Since then, we’ve also driven to (or from) south Florida in a day, with kids ranging from toddlers to teenagers. Tasty snacks (always Twizzlers, never Red Vines) and DVDs are a given. But here’s the real deal of how to make ten gazillion hours in the car something you’ll remember fondly rather than a road trip of regret. Throw these babies in the back and you’ll be good to go.
- Actual maps: Okay, these aren’t mandatory with apps and GPS systems. But doesn’t it just feel more like a road trip with a big fat map on your lap? (Also, think of how glad you’ll be if you lose your phone or run out of juice.)

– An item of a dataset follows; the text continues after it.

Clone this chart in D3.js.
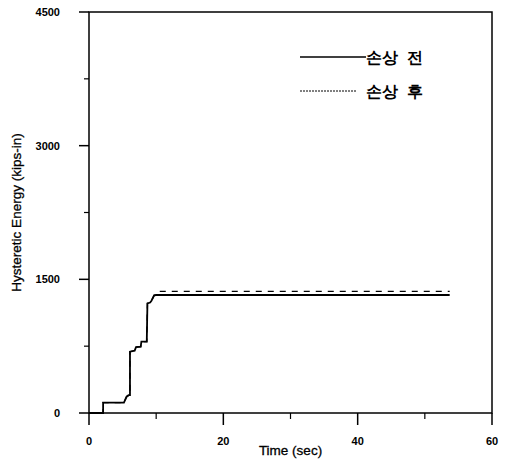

- A box of baking soda: Someone always takes their shoes off. And sneakers that seemed perfectly fine at home are rendered high-powered stink bombs in a confined vehicle. Shaking a sprinkle into those puppies will help keep the driver from veering off track in gagging, silent-shrieking repulsion. It also helps if you keep:
- A healthy sense of skepticism, and well…a little faith: Husband Mike claims to have met Chuck Woolery in the parking lot of the EconoLodge in Shamrock, Texas (population: 2,028). You remember Chuck Woolery? The longtime game show host who said, “We’ll be back in two [minutes] and two [seconds],” with every fade to commercial?Long story short—in which the long story involves a flashlight-lit hotel receipt signature, an email exchange with Chuck’s daughter’s childhood friend and a DVR paused on short-lived prime-time game show Greed to zoom in on his pinky ring— we’re pretty sure it actually was Chuck Woolery. Turns out you never know who you’re going to meet on a road trip.

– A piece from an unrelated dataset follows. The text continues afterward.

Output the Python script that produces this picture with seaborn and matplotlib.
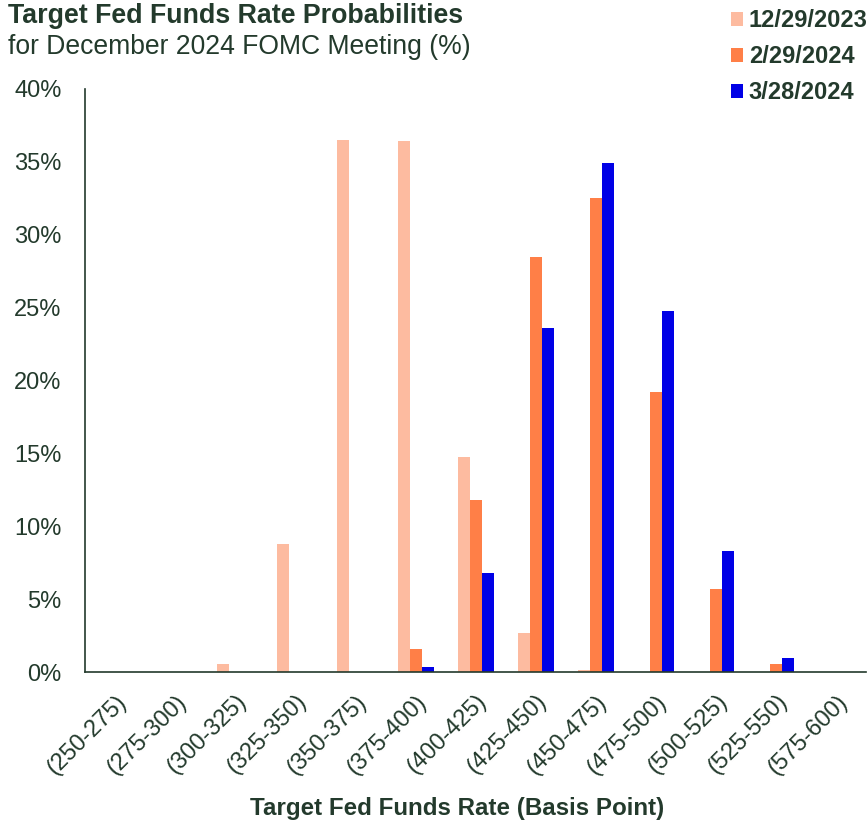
import numpy as np
import pandas as pd
import matplotlib
matplotlib.use("Agg")
import matplotlib.pyplot as plt
import seaborn as sns
from matplotlib.patches import Patch

ranges = ['(250-275)', '(275-300)', '(300-325)', '(325-350)', '(350-375)', '(375-400)',
          '(400-425)', '(425-450)', '(450-475)', '(475-500)', '(500-525)', '(525-550)',
          '(575-600)']
dates = ['12/29/2023', '2/29/2024', '3/28/2024']

prob_dec29 = [0.0, 0.0, 0.6, 8.8, 36.5, 36.4, 14.8, 2.7, 0.15, 0.0, 0.0, 0.0, 0.0]
prob_feb29 = [0.0, 0.0, 0.0, 0.0, 0.0, 1.6, 11.8, 28.5, 32.5, 19.2, 5.7, 0.6, 0.0]
prob_mar28 = [0.0, 0.0, 0.0, 0.0, 0.0, 0.4, 6.8, 23.6, 34.9, 24.8, 8.3, 1.0, 0.05]

colors = ['#FDBBA0', '#FF7F47', '#0000E6']
ink = '#233A2C'

df = pd.DataFrame({
    'range': ranges * 3,
    'date': [d for d in dates for _ in ranges],
    'prob': prob_dec29 + prob_feb29 + prob_mar28,
})

sns.set_style("white")
plt.rcParams['font.family'] = ['Liberation Sans', 'DejaVu Sans']

fig = plt.figure(figsize=(8.68, 8.24), dpi=100)
ax = fig.add_axes([0.098, 0.184, 0.9, 0.708])

sns.barplot(data=df, x='range', y='prob', hue='date', hue_order=dates,
            order=ranges, palette=colors, width=0.6, saturation=1,
            linewidth=0, ax=ax, legend=False)

ax.set_ylim(0, 40)
ax.set_xlim(-0.5, len(ranges) - 0.5)
ax.set_yticks(np.arange(0, 41, 5))
ax.set_yticklabels([f'{int(t)}%' for t in np.arange(0, 41, 5)], fontsize=17, color=ink)
ax.tick_params(axis='y', direction='in', length=7, color=ink, pad=17)
ax.tick_params(axis='x', length=0, pad=13)
ax.set_xticks(range(len(ranges)))
ax.set_xticklabels(ranges, rotation=45, ha='right', rotation_mode='anchor',
                   fontsize=17, color=ink)
ax.set_ylabel('')
ax.set_xlabel('Target Fed Funds Rate (Basis Point)', fontsize=17.4, fontweight='bold',
              color=ink)
ax.xaxis.set_label_coords(0.476, -0.233)
ax.xaxis.label.set_va('center')

for side in ['top', 'right']:
    ax.spines[side].set_visible(False)
for side in ['left', 'bottom']:
    ax.spines[side].set_color(ink)
    ax.spines[side].set_linewidth(1.2)

fig.text(0.009, 0.981, 'Target Fed Funds Rate Probabilities', fontsize=19.3,
         fontweight='bold', color=ink, va='center')
fig.text(0.009, 0.943, 'for December 2024 FOMC Meeting (%)', fontsize=19.1,
         color=ink, va='center')

handles = [Patch(facecolor=c, edgecolor='none') for c in colors]
leg = fig.legend(handles, dates, loc='upper left', bbox_to_anchor=(731 / 868, 0.989),
                 frameon=False, borderpad=0, borderaxespad=0,
                 handlelength=0.5, handleheight=0.55, handletextpad=0.25,
                 labelspacing=0.55, prop={'weight': 'bold', 'size': 17})
for t in leg.get_texts():
    t.set_color(ink)

fig.savefig('out.png', dpi=100)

- An off-roading spirit: Whether you’re looking to lose your breath at the Grand Canyon or to make magic at Disney, always remember that the journey is just as important as the destination. And the places along the way may be as great as—or maybe even better than—the goal. Stop by the Corn Palace in Mitchell, South Dakota, to admire large-scale themed crop art. Crane your neck at the tallest totem pole east of the Rockies in Abingdon, Illinois. Take in a field of giant corn cobs, featuring 109 people-sized ears of concrete corn, in Dublin, Ohio. (Is it just me, or do quirky roadside attractions seem to be heavy on the corn?)
And with that, get moving. Just don’t forget the baking soda.